Goal of the exercise. Retype only the lines running from the line that contains "What matplotlib code" to the line that contains "ms=7, label=name, zorder=3)", inclusive, and leave the pictures behind.

════════

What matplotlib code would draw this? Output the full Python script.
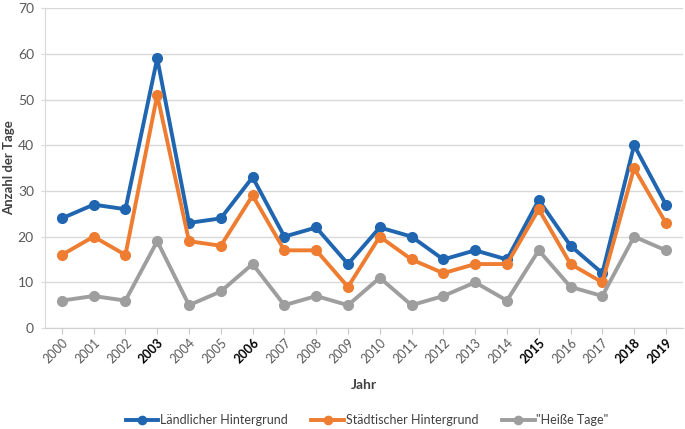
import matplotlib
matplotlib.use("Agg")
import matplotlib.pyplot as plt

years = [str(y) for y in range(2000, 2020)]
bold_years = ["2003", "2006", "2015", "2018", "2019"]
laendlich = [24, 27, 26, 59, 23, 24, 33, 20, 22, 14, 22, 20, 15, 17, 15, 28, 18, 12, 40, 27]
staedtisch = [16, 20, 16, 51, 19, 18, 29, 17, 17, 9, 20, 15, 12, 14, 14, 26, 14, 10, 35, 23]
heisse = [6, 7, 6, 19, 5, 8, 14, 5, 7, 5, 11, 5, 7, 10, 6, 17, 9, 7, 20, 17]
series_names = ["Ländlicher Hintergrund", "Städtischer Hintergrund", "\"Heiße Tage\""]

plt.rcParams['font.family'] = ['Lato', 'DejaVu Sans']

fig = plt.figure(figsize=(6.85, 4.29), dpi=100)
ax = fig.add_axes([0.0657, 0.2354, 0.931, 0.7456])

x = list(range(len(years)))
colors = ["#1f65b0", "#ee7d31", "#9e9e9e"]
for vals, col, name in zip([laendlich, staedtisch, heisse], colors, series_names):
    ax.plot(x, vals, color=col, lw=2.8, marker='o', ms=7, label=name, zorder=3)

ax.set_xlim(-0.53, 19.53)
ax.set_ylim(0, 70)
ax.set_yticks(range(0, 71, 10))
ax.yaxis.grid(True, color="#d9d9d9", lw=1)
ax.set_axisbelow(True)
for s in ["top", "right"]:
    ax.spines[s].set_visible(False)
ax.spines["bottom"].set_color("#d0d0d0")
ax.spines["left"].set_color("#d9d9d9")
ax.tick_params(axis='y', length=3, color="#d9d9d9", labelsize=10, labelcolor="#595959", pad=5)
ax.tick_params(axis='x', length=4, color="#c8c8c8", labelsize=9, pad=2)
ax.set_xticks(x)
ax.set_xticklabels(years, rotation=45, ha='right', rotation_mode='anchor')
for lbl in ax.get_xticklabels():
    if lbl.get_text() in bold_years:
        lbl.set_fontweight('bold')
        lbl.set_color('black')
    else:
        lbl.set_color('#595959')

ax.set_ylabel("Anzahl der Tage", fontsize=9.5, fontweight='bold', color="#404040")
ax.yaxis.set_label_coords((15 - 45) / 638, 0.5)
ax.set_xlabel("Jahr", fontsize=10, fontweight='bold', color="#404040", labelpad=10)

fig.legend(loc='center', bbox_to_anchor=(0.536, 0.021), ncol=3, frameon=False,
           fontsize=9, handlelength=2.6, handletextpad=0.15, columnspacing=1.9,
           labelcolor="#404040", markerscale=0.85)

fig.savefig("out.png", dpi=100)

════════

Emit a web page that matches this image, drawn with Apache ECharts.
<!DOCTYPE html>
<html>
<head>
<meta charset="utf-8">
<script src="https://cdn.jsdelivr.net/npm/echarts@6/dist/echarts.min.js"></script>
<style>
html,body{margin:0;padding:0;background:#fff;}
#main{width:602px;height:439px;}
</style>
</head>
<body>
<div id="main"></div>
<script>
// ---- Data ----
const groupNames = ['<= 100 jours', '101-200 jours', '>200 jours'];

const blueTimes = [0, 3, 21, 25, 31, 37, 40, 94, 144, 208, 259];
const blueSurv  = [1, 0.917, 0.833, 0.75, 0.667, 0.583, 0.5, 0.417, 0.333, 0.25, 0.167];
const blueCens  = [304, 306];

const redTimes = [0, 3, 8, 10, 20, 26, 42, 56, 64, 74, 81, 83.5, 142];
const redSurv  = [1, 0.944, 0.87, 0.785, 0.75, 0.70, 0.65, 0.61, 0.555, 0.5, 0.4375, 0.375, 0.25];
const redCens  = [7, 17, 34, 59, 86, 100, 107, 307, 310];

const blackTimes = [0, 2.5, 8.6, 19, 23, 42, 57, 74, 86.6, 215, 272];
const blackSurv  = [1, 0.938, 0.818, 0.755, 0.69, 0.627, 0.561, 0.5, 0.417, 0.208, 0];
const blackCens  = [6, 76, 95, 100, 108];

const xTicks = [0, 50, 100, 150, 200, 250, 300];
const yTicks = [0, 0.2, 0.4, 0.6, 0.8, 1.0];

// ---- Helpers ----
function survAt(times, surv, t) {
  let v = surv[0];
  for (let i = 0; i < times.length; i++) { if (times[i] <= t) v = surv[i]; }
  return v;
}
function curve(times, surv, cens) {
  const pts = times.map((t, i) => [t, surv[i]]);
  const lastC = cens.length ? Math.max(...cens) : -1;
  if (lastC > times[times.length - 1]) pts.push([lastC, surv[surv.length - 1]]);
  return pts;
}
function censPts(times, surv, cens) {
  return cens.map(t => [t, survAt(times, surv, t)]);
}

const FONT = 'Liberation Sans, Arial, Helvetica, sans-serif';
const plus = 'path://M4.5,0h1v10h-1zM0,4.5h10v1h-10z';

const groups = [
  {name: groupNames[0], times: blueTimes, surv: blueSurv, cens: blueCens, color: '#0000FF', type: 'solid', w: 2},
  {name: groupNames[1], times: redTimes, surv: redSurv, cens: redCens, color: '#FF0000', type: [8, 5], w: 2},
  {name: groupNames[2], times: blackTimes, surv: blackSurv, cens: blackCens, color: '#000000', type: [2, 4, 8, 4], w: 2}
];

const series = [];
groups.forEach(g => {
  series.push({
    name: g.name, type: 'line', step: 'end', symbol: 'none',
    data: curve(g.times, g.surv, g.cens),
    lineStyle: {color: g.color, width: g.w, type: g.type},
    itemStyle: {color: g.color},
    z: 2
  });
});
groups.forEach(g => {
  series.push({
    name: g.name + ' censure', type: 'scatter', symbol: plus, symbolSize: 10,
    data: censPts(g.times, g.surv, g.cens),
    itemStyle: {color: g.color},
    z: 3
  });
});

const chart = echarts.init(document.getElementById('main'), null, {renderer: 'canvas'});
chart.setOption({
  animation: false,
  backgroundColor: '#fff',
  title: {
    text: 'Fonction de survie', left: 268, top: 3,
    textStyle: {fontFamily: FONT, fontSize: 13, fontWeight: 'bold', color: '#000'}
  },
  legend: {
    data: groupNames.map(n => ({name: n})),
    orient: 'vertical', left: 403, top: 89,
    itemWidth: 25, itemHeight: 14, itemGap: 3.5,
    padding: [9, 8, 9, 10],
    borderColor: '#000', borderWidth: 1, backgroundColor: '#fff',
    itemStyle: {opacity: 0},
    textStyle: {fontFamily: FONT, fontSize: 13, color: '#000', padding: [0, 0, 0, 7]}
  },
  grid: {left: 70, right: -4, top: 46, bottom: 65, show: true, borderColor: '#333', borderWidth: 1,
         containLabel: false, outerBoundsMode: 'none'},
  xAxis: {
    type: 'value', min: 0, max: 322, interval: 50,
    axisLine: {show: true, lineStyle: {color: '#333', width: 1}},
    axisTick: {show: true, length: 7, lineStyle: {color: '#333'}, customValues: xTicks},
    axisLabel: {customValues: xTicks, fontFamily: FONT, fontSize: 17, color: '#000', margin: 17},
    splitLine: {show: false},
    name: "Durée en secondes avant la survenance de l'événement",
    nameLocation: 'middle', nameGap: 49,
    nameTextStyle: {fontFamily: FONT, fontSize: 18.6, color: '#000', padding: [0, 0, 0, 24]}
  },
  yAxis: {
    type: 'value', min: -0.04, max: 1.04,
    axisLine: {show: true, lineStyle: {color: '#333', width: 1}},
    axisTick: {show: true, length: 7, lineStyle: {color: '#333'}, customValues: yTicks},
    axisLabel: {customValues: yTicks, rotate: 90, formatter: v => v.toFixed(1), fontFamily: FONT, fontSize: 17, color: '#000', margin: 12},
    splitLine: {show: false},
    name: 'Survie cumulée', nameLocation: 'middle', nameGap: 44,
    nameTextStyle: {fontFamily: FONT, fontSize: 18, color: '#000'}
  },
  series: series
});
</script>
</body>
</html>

════════

Complete output.
What matplotlib code would draw this? Output the full Python script.
import matplotlib
matplotlib.use("Agg")
import matplotlib.pyplot as plt

years = [str(y) for y in range(2000, 2020)]
bold_years = ["2003", "2006", "2015", "2018", "2019"]
laendlich = [24, 27, 26, 59, 23, 24, 33, 20, 22, 14, 22, 20, 15, 17, 15, 28, 18, 12, 40, 27]
staedtisch = [16, 20, 16, 51, 19, 18, 29, 17, 17, 9, 20, 15, 12, 14, 14, 26, 14, 10, 35, 23]
heisse = [6, 7, 6, 19, 5, 8, 14, 5, 7, 5, 11, 5, 7, 10, 6, 17, 9, 7, 20, 17]
series_names = ["Ländlicher Hintergrund", "Städtischer Hintergrund", "\"Heiße Tage\""]

plt.rcParams['font.family'] = ['Lato', 'DejaVu Sans']

fig = plt.figure(figsize=(6.85, 4.29), dpi=100)
ax = fig.add_axes([0.0657, 0.2354, 0.931, 0.7456])

x = list(range(len(years)))
colors = ["#1f65b0", "#ee7d31", "#9e9e9e"]
for vals, col, name in zip([laendlich, staedtisch, heisse], colors, series_names):
    ax.plot(x, vals, color=col, lw=2.8, marker='o', ms=7, label=name, zorder=3)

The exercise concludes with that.